Unprecedented school privatisation would put profits before pupils

UNISON is warning that profits could be put before pupils, and head teachers could lose control of vital services in 80 academies across the country, as part of a proposal for an unprecedented privatisation of school services.

The union, that represents 240,000 members working in school services, has condemned a move by Academies Enterprise Trust (AET), the largest taxpayer-funded national academy school sponsor in the country, to privatise an unprecedented range of services in its schools. Given the Government’s track record, there is a real danger that such a move would turn schools into profit making businesses. 

School business managers and librarians are among the roles that could be outsourced to a joint venture company with a commercial provider, according to documents published by AET. Cleaning, finance, administration, secretaries, HR and IT staff, along with a range of other pupil support roles, could also be outsourced. 

Head teachers, teaching assistants and teachers arethe only roles that would fall outside the scope of the procurement exercise.

UNISON is alarmed as previous experience suggests that private companies will attempt to make large profits from the running of schools by cutting jobs and school services. 

The seven-year contract, estimated to be worth between £200m and £400m, is likely to affect at least 500 staff across 80 schools. However the union is warning that the real number of workers under threat could be much higher.            

The east of the country would be particularly hard hit, with 17 academies potentially affected. The south-east would see staff at 13 academies under threat, along with 12 in Yorkshire and Humberside and 10 in the south-west.
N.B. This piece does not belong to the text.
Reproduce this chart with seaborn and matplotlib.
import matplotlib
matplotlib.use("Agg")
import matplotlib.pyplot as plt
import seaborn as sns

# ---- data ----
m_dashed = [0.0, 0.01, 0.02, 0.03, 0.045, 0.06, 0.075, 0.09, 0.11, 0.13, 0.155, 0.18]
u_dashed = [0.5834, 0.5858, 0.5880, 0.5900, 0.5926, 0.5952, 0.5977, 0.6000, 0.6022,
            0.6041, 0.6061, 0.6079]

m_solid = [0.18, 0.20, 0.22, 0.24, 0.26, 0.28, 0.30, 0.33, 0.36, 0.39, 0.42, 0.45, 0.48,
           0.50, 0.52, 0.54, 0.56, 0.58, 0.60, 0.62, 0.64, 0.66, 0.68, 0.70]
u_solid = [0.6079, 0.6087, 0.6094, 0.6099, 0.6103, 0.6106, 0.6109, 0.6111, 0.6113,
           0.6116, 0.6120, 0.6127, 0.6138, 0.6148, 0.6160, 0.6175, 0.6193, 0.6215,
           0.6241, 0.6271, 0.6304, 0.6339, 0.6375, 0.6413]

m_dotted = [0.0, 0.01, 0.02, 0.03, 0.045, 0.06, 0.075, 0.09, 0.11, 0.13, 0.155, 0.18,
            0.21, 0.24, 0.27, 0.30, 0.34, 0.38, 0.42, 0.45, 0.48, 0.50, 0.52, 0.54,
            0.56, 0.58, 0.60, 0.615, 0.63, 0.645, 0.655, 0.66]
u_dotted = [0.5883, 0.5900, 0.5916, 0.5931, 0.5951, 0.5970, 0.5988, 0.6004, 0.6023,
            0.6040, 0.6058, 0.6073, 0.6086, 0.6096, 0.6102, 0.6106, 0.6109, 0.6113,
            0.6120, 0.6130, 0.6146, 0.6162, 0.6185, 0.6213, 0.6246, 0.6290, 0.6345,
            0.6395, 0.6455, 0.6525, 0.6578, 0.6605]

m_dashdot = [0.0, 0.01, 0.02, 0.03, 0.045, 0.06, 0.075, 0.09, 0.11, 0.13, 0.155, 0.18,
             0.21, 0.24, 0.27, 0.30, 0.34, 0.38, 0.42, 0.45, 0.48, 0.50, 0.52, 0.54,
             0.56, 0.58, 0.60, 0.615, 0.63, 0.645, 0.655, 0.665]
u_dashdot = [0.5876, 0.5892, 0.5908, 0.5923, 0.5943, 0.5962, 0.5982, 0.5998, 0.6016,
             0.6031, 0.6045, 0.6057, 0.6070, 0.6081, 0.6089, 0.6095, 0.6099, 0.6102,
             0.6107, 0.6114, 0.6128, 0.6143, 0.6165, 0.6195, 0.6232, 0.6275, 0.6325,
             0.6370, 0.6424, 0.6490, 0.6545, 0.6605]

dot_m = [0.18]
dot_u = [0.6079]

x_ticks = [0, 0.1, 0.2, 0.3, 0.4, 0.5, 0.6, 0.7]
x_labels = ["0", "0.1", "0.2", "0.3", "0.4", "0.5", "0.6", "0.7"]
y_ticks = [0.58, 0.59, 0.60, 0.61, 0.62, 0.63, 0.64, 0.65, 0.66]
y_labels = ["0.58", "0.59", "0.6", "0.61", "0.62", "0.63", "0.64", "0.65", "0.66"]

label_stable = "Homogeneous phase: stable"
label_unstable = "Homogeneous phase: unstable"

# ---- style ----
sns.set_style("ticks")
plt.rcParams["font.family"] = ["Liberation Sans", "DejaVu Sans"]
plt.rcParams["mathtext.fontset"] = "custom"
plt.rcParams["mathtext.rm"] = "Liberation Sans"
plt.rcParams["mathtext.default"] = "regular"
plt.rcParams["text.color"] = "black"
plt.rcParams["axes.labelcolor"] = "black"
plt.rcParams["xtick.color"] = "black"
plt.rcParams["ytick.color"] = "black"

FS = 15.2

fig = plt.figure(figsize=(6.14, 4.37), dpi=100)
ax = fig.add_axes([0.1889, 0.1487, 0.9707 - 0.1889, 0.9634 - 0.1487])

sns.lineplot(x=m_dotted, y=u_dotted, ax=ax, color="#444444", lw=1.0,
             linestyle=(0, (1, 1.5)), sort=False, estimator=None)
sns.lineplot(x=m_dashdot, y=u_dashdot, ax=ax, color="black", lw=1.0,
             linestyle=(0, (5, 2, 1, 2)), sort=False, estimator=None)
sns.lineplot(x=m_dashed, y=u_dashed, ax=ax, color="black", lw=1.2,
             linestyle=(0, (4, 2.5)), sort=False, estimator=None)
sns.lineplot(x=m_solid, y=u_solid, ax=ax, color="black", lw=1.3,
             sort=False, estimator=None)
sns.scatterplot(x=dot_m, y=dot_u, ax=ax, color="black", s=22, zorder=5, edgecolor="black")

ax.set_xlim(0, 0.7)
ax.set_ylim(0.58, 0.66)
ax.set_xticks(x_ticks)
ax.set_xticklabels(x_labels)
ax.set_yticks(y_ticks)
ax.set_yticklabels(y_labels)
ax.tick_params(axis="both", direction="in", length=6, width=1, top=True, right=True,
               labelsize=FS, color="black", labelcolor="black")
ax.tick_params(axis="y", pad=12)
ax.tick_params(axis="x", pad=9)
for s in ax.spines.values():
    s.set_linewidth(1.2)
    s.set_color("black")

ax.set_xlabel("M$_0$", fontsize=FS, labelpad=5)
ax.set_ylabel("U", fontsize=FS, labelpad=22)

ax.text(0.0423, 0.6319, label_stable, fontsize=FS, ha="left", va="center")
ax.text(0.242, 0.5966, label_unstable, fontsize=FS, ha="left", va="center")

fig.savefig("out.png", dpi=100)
UNISON Head of Education, Jon Richards, said:

“This move to effectively remove the control of most of the school from head teachers and to put profits before pupils is a dangerous decision, and we are urging AET to stop this privatisation process. 
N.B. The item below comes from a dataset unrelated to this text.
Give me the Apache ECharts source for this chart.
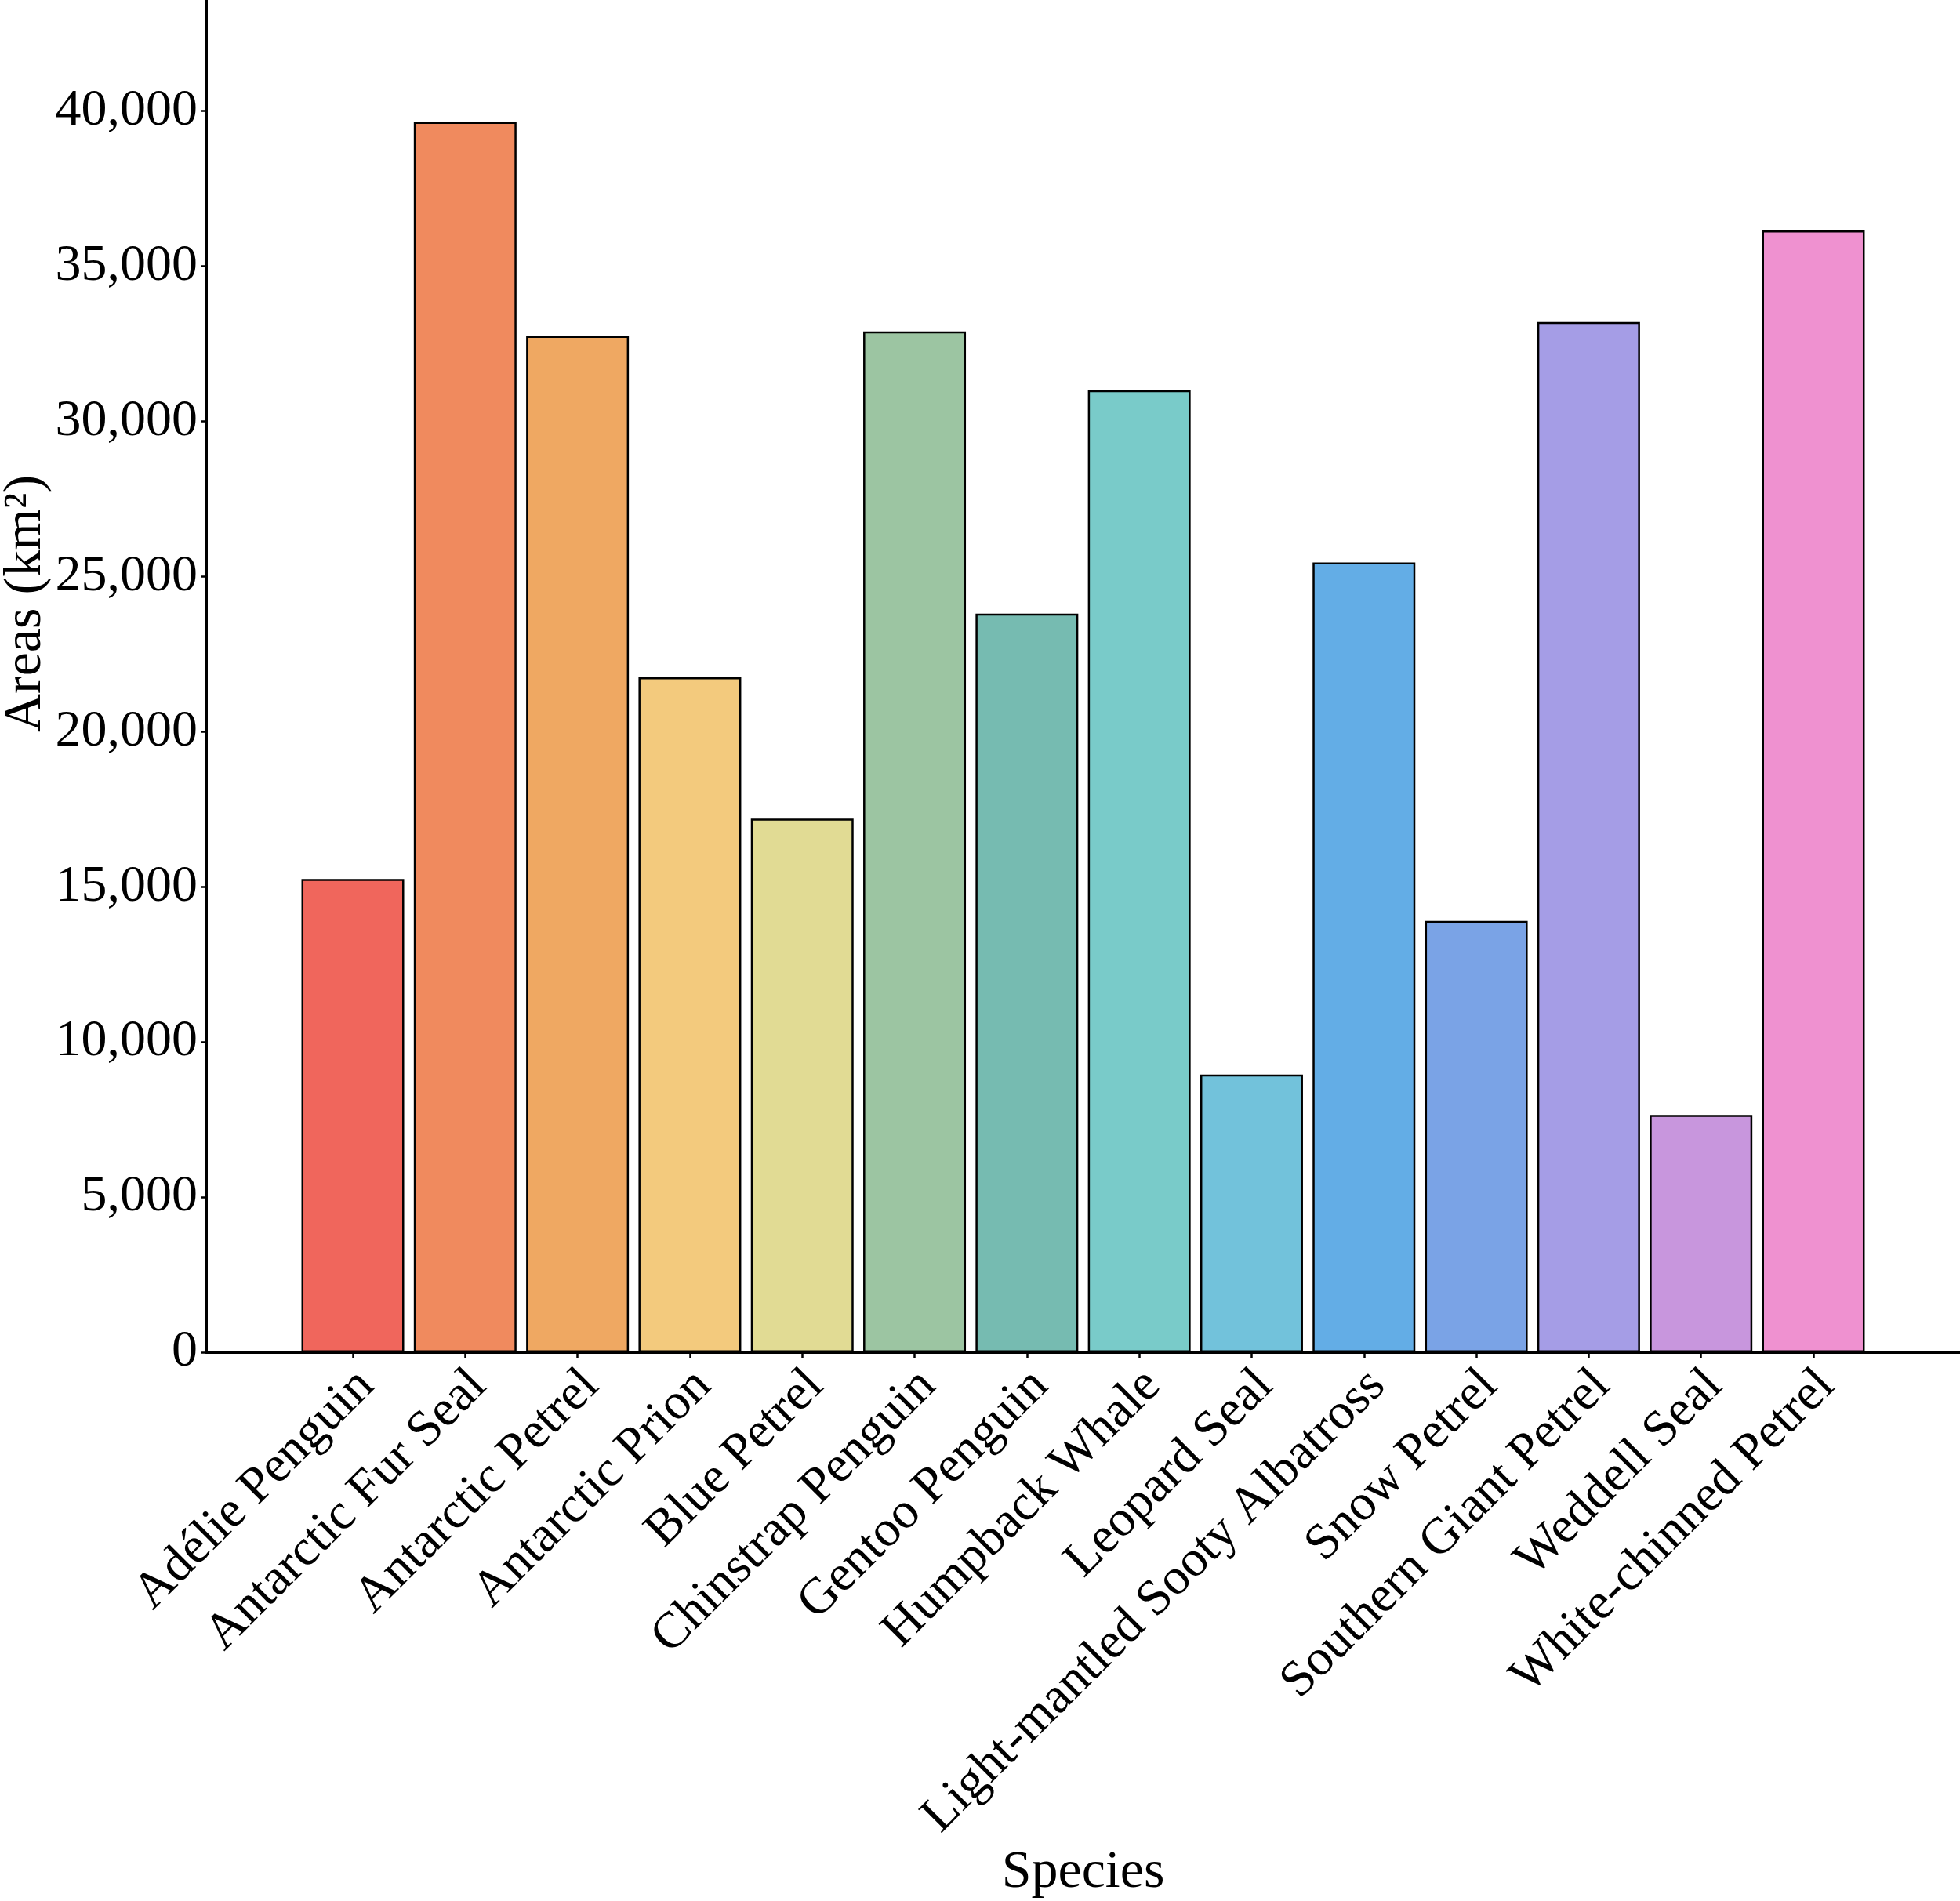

“Privatisation on this scale could see the head teacher lose direct control of critical services, with the potential for significant leakage of public funds into private sector profits.
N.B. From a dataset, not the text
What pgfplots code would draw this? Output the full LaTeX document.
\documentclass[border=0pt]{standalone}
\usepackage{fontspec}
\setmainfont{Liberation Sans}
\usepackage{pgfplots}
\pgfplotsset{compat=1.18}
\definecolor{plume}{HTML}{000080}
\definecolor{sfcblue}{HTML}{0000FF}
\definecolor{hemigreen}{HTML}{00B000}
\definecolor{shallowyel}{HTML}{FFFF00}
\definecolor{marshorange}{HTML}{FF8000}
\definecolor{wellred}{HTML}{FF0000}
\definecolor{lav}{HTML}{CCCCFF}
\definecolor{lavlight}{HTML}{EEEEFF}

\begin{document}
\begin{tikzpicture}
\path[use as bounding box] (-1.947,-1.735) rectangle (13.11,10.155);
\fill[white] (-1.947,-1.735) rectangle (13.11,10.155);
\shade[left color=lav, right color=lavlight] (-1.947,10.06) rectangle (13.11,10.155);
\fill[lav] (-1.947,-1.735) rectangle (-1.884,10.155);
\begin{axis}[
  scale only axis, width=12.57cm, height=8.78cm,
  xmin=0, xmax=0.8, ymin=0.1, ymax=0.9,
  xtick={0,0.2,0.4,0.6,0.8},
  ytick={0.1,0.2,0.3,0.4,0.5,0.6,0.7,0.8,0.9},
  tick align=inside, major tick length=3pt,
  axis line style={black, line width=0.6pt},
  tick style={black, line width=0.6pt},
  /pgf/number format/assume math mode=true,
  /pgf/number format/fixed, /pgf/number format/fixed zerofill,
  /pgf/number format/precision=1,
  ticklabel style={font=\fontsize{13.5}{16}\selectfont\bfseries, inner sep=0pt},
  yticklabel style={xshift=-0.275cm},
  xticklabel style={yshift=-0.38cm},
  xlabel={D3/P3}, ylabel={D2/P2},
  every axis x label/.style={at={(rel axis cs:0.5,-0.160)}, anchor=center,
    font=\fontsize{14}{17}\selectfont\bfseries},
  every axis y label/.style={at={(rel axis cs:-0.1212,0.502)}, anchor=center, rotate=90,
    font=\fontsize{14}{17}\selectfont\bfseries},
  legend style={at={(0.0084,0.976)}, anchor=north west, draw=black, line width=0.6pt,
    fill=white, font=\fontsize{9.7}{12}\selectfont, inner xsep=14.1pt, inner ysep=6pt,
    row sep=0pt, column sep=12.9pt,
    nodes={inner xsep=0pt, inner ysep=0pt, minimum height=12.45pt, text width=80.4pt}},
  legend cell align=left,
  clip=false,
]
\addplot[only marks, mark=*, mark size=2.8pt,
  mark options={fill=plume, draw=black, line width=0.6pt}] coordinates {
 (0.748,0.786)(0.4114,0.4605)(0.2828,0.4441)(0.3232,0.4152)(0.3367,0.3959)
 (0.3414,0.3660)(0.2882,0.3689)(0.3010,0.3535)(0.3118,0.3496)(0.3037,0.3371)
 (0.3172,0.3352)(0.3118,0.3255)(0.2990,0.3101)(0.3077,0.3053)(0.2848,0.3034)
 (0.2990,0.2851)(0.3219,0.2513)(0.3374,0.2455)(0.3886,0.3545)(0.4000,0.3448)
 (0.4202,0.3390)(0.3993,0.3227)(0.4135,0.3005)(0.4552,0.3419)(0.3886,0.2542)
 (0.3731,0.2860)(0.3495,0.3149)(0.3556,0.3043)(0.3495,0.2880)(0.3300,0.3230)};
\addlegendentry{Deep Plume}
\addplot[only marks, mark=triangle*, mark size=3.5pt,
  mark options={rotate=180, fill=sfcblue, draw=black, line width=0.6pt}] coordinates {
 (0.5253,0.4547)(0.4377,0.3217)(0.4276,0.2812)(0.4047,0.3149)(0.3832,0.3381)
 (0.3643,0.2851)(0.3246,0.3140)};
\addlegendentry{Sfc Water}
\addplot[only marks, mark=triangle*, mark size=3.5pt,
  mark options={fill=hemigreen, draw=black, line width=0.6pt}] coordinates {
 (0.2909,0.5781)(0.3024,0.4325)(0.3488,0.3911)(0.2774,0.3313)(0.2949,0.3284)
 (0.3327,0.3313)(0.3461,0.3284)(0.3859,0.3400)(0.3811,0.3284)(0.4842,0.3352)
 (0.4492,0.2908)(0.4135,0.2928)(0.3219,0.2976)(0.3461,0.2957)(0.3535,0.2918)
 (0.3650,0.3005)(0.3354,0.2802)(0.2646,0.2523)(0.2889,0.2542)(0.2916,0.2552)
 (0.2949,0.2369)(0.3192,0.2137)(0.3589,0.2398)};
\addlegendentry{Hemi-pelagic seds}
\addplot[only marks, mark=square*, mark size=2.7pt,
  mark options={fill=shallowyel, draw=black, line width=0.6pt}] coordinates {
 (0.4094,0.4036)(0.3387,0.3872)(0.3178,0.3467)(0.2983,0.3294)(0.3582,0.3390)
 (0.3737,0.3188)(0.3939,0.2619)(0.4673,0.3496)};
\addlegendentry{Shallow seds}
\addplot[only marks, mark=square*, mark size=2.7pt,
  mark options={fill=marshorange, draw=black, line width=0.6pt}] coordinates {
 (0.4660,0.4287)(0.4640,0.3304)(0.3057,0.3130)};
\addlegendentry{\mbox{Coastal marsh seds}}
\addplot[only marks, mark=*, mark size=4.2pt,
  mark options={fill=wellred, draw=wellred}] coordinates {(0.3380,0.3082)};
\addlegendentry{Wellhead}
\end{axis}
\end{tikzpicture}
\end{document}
“There are countless examples of private companies moving into public services and cutting back services and jobs in their drive for profits. This undermines the school ethos of team co-operation and will create insecurity and uncertainty amongst staff.  The disruption that a failing contract would cause would be enormously damaging to pupils and staff.”

The union understands that services would be transferred into a company jointly owned by AET and the company they select as their commercial partners. AET says it would remain as the majority shareholder, but this is not set out in the OJEU notice advertising the contract*.

Jon Richards continued:

“AET admits it has not undertaken a service review or a detailed options appraisal and now it seems it is unclear about the scope of its own procurement.  Its plans have all the hallmarks of the sort of ill thought out procurement that the Treasury has warned about**.

“The proposal also seems to ignore the recent worrying reports of councils having to end big contracts early, problems with transparency about profits, excessive mark up, governance and service quality.”


Notes to Editors 

*The Official Journal of the European Union advertises notices every week including invitations to tender, prior information notices, qualification systems and contract award notices.

** The Treasury has already sounded warnings about ill thought out procurement exercises: ‘Badly delivered procurements deliver badly executed projects which are more likely to be subject to escalating costs and delays, increasing the cost to the public purse and reducing the value for money achieved.’ (HM Treasury Review of Competitive Dialogue, page 5).

The privatisation plan calls into question AET’s stated Moral Purpose that “In undertaking this work, we shall remain a not for profit organisation, incorporated as a charitable company” and AET’s Core Principle “to devolve accountability nearest to the point of delivery including: the local governors of academies; the leaders at every level in them; and the students and teachers in them.”